== Collected data
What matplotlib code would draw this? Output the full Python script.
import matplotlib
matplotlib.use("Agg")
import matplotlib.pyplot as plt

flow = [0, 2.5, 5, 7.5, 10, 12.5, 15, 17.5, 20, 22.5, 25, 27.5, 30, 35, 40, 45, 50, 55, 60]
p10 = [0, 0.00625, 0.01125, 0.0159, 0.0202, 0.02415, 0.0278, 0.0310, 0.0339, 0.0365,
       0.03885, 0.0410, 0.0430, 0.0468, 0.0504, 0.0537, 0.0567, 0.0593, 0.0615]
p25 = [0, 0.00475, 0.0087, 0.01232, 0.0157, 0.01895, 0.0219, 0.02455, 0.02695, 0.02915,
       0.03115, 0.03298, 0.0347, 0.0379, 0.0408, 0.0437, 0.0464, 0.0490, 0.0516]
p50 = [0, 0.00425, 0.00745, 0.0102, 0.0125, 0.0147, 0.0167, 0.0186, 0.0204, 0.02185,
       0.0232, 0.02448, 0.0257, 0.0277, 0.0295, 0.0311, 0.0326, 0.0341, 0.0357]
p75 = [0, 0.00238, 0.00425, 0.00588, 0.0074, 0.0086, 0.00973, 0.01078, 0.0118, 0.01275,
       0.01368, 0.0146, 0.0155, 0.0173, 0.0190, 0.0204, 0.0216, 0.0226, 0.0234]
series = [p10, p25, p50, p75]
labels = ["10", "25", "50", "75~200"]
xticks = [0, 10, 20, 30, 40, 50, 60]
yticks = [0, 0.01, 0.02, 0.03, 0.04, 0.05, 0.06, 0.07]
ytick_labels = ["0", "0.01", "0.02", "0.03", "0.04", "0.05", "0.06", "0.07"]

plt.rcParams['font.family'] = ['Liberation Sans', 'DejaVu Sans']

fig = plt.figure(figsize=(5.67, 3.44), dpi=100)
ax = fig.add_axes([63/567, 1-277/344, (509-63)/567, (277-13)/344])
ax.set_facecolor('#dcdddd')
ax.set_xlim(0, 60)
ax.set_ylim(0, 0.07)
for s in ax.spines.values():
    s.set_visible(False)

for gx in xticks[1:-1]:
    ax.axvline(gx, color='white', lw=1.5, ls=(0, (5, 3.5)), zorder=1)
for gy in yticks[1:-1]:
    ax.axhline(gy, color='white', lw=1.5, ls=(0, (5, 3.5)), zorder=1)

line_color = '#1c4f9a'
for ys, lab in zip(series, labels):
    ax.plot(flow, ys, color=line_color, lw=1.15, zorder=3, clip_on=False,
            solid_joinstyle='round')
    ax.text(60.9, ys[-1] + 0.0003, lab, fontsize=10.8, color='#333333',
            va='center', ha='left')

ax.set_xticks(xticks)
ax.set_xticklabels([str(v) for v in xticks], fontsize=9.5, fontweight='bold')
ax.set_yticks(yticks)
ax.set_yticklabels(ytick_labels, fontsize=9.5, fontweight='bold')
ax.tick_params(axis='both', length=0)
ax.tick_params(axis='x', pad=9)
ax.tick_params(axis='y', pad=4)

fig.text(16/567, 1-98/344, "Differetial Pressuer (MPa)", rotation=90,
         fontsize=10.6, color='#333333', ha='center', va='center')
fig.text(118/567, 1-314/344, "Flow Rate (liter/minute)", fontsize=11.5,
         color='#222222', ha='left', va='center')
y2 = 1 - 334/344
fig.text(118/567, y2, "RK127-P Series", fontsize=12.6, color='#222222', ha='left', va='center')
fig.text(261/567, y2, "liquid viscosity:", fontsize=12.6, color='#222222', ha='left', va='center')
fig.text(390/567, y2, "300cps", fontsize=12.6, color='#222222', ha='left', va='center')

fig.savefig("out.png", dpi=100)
====
## Written exercise
From the very first line of the data through the line with "va='center', ha='left')" in it, please reproduce each line exactly and output nothing more.

## Task output
What matplotlib code would draw this? Output the full Python script.
import matplotlib
matplotlib.use("Agg")
import matplotlib.pyplot as plt

flow = [0, 2.5, 5, 7.5, 10, 12.5, 15, 17.5, 20, 22.5, 25, 27.5, 30, 35, 40, 45, 50, 55, 60]
p10 = [0, 0.00625, 0.01125, 0.0159, 0.0202, 0.02415, 0.0278, 0.0310, 0.0339, 0.0365,
       0.03885, 0.0410, 0.0430, 0.0468, 0.0504, 0.0537, 0.0567, 0.0593, 0.0615]
p25 = [0, 0.00475, 0.0087, 0.01232, 0.0157, 0.01895, 0.0219, 0.02455, 0.02695, 0.02915,
       0.03115, 0.03298, 0.0347, 0.0379, 0.0408, 0.0437, 0.0464, 0.0490, 0.0516]
p50 = [0, 0.00425, 0.00745, 0.0102, 0.0125, 0.0147, 0.0167, 0.0186, 0.0204, 0.02185,
       0.0232, 0.02448, 0.0257, 0.0277, 0.0295, 0.0311, 0.0326, 0.0341, 0.0357]
p75 = [0, 0.00238, 0.00425, 0.00588, 0.0074, 0.0086, 0.00973, 0.01078, 0.0118, 0.01275,
       0.01368, 0.0146, 0.0155, 0.0173, 0.0190, 0.0204, 0.0216, 0.0226, 0.0234]
series = [p10, p25, p50, p75]
labels = ["10", "25", "50", "75~200"]
xticks = [0, 10, 20, 30, 40, 50, 60]
yticks = [0, 0.01, 0.02, 0.03, 0.04, 0.05, 0.06, 0.07]
ytick_labels = ["0", "0.01", "0.02", "0.03", "0.04", "0.05", "0.06", "0.07"]

plt.rcParams['font.family'] = ['Liberation Sans', 'DejaVu Sans']

fig = plt.figure(figsize=(5.67, 3.44), dpi=100)
ax = fig.add_axes([63/567, 1-277/344, (509-63)/567, (277-13)/344])
ax.set_facecolor('#dcdddd')
ax.set_xlim(0, 60)
ax.set_ylim(0, 0.07)
for s in ax.spines.values():
    s.set_visible(False)

for gx in xticks[1:-1]:
    ax.axvline(gx, color='white', lw=1.5, ls=(0, (5, 3.5)), zorder=1)
for gy in yticks[1:-1]:
    ax.axhline(gy, color='white', lw=1.5, ls=(0, (5, 3.5)), zorder=1)

line_color = '#1c4f9a'
for ys, lab in zip(series, labels):
    ax.plot(flow, ys, color=line_color, lw=1.15, zorder=3, clip_on=False,
            solid_joinstyle='round')
    ax.text(60.9, ys[-1] + 0.0003, lab, fontsize=10.8, color='#333333',
            va='center', ha='left')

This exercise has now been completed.